By then we were more fluent in everything, in the language, customs and even the fiendishly complicated four-part dance of courtship and conquest, the Sevillana. It astonished me then how there was no need for music: a group of Spaniards could just clap out the rhythm with their hands. I couldn’t master that, or the gracious shapes women make with their fingers as the dance heats up.

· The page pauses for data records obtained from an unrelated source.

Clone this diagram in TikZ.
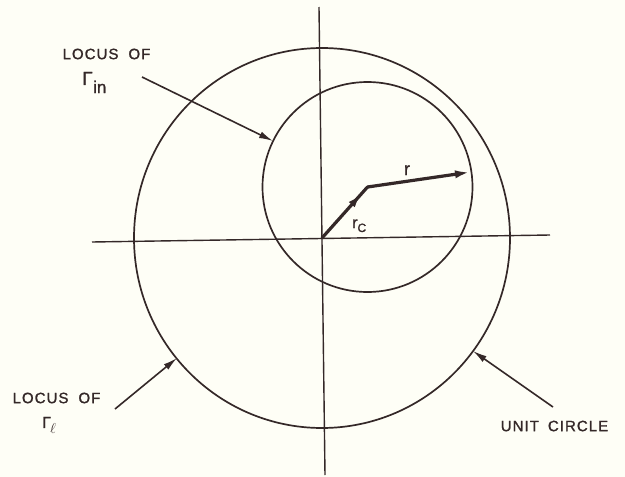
\documentclass[tikz,border=0pt]{standalone}
\usepackage{fontspec}
\setmainfont{Liberation Sans}
\usetikzlibrary{arrows.meta,decorations.markings}
\definecolor{ink}{RGB}{52,40,40}
\definecolor{paper}{RGB}{254,254,246}
\begin{document}
\begin{tikzpicture}[x=1pt,y=-1pt,
  axis/.style={draw=ink,line width=1.4pt},
  locus/.style={draw=ink,line width=1.7pt},
  pointer/.style={draw=ink,line width=1.6pt,-{Latex[length=14pt,width=7pt]}},
  vec/.style={draw=ink,line width=3.2pt,line cap=round},
  lbl/.style={inner sep=0pt,text=ink,font=\fontsize{15}{15}\selectfont\addfontfeatures{LetterSpace=7,FakeBold=1.2}},
  sym/.style={inner sep=0pt,text=ink,font=\addfontfeatures{FakeBold=1.2}}
]
\fill[paper] (0,0) rectangle (625,477);
\useasboundingbox (0,0) rectangle (625,477);

% axes
\coordinate (ytop) at (319,7);
\coordinate (ybot) at (325,475);
\coordinate (xl) at (92,242);
\coordinate (xr) at (550,235);
\draw[axis] (ytop) -- (ybot);
\draw[axis] (xl) -- (xr);

% circles
\coordinate (O) at (322,238);
\coordinate (Cc) at (367.5,187);
\coordinate (R) at (471,172);
\draw[locus] (O) ellipse [x radius=188, y radius=190];
\draw[locus] (Cc) circle [radius=105];

% vectors
\draw[vec,postaction={decorate},decoration={markings,mark=at position 0.86 with {\arrow{Latex[length=14pt,width=8pt]}}}] (O) -- (Cc);
\draw[vec,-{Latex[length=16pt,width=8pt]}] (Cc) -- (R);
\node[sym,anchor=base] (rl) at (407,175) {\fontsize{18}{18}\selectfont\addfontfeatures{FakeBold=1.2}r};
\node[sym,anchor=base west] (rcl) at (352,228) {\fontsize{16}{16}\selectfont\addfontfeatures{FakeBold=1.2}r\raisebox{-4pt}{\fontsize{12}{12}\selectfont\addfontfeatures{FakeBold=1.2}C}};

% labels
\node[lbl] (l1) at (106.5,54) {LOCUS\hspace{10pt}OF};
\node[sym,anchor=base west] (g1) at (82,85) {\fontsize{19}{19}\selectfont\addfontfeatures{FakeBold=1.2}Γ\kern0.5pt\raisebox{-8pt}{\fontsize{17}{17}\selectfont\addfontfeatures{FakeBold=1.2}in}};
\node[lbl] (l2) at (56.5,398) {LOCUS\hspace{10pt}OF};
\node[sym,anchor=base west] (g2) at (42,428) {\fontsize{16}{16}\selectfont\addfontfeatures{FakeBold=1.2}Γ\kern-1pt\raisebox{-5pt}{\fontsize{15}{15}\selectfont$\ell$}};
\node[lbl] (uc) at (554.5,426) {UNIT\hspace{9pt}CIRCLE};

% pointers
\coordinate (tA) at (142,77);
\coordinate (hA) at (273,141);
\coordinate (tB) at (115,409);
\coordinate (hB) at (177,358);
\coordinate (tC) at (553,407);
\coordinate (hC) at (473,351);
\draw[pointer] (tA) -- (hA);
\draw[pointer] (tB) -- (hB);
\draw[pointer] (tC) -- (hC);
\end{tikzpicture}
\end{document}
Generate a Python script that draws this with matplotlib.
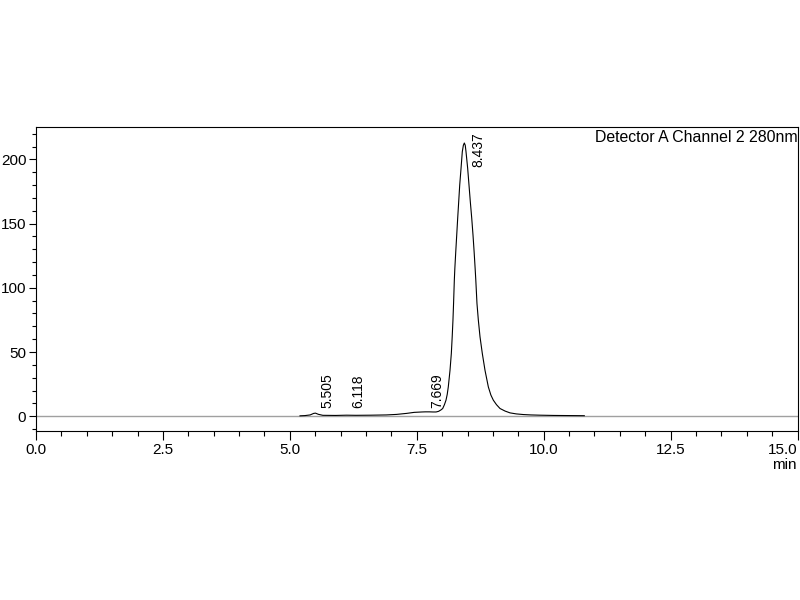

We drank with Myriam and her friends all night, stumbling back to our flat at dawn, after chocolate and churros on the bridge to Triana. There was possibly a romantic liaison between her and one of our visiting friends, and then we said goodbye and ran away to Conil to recover. I vomited down the side of the car – yes, someone drove, I’m afraid to say. We’d done a couple of days of Feria, maybe three, and were destroyed. The Andalucians do the whole week. It’s in the blood.
So can you really enjoy the Feria, without knowing a Sevillano? Of course. Who could not be overwhelmed by the beauty and passion of this festival, the horse riders in their bolero jackets, the fabulous dresses and big jewellery, the pride the inhabitants have for their city, which to them is the best place on earth? And quite possibly is. Yes, you may feel like you are gawping as you try to peek into the private tents but no one will care.
There are some open casetas where you are welcome to eat and drink – most of my Spanish friends were from other parts of the country, and so we all partied together in some of these. You will be still be made to feel welcome, especially if you dress up, and as long as you accept your role as the gawky “guiri” [that’s Spanish for uncouth foreign tourist - sounds about right - Lucy] , who knows what might happen…1
I feel sad writing this for all those friends who I haven’t seen for a while. I hope that Myriam, Maria José, Jo and Rafa and Fede are getting ready to party once more. Perhaps next year I’ll join them again.